5.1  Parent-child Positioning

Some relations are such that the parent of these relations is ordered before the child and in some cases it is the other way round. Examples of the former type are conj (conjunction), appos (apposition), advcl (adverbial clause), ccomp (clausal complement), rcmod (relative clause modifier). For instance, in Sentence 1, one of the dependency relation is prep_of (praise-8, land-11). In Hindi, land is ordered before praise i.e. the child is ordered before the parent for the relation prep_of, unlike English where the parent of prep_of relation is ordered before the child.

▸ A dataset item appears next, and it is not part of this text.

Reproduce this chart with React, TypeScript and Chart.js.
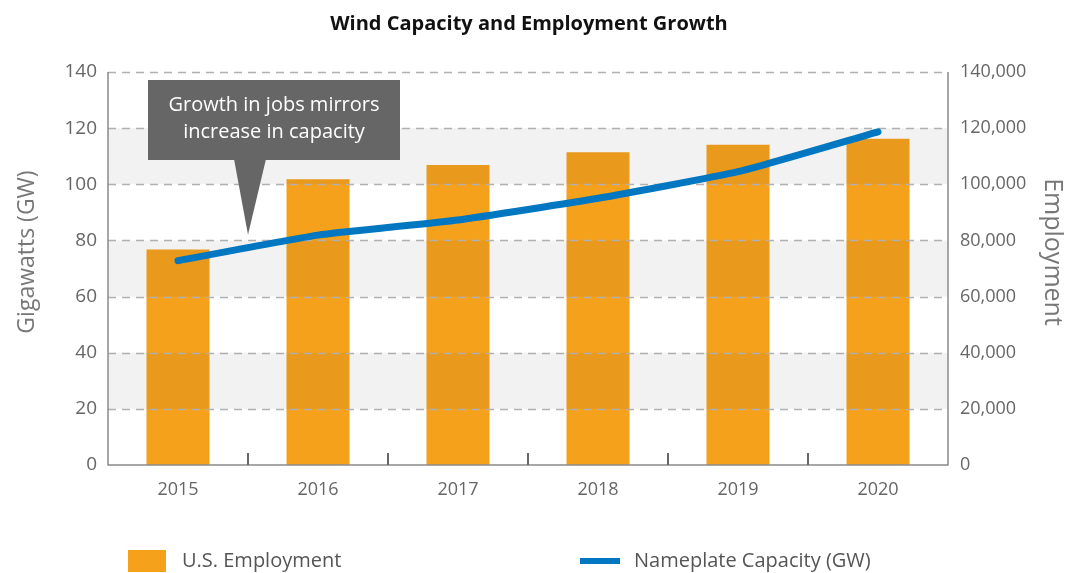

For each dependency relation we mark it as parent-before child or child-before-parent.

5.2  Prioritizing the Relations

When a parent has multiple children in the dependency parse tree, the children nodes of the parent need to be ordered. This is done by assigning a priority to each relation. Higher the priority of a relation, the corresponding child node (relata) is ordered leftmost as compared to other relatas. In dependency parse of Sentence 1, among the children of node sung, nsubj has higher priority than dobj and prep_in has a lower priority than nsubj but higher priority than dobj. As a result, child word praise of prep_in is ordered between the child word poets of nsubj and child word songs of dobj in the reordered Sentence 1.r.

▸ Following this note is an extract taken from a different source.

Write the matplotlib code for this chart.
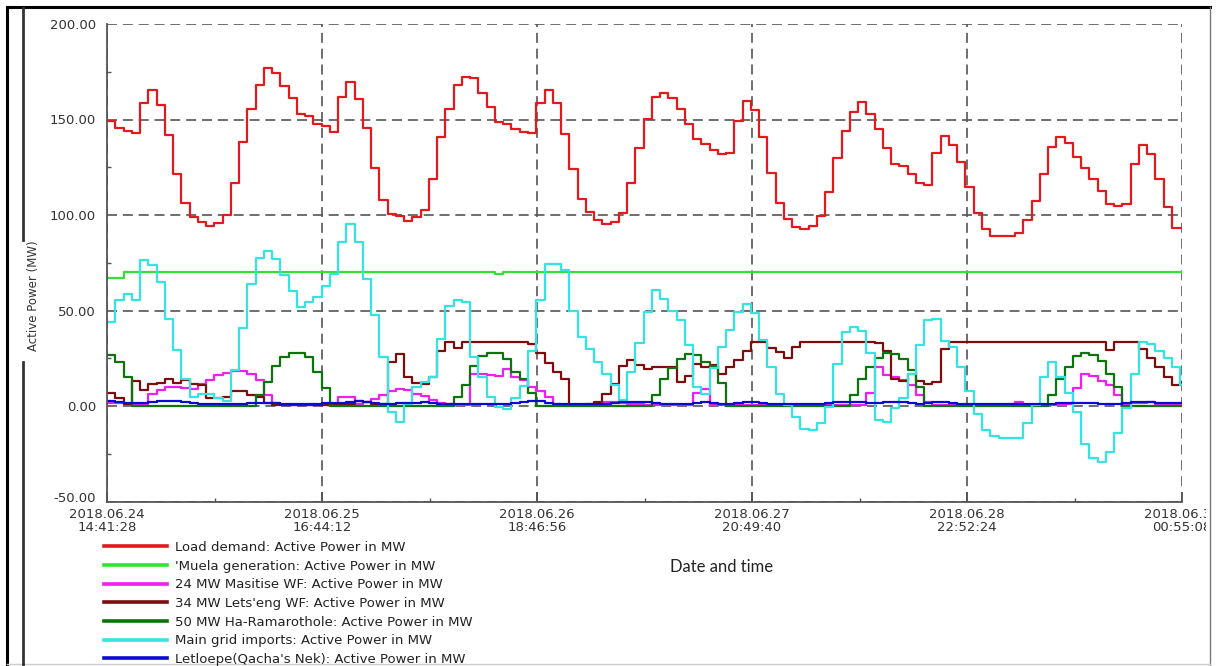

This pair wise priority among dependency relations can be represented in the form of a square matrix of all relations. A portion of it is shown in Table 2. An ‘L’ in the ith row and jth column means that ith relation is to the left of the jth relation in the re-ordered sentence. A ‘-‘ is present in case two relations should not be compared. It implies that the matrix is reverse symmetric.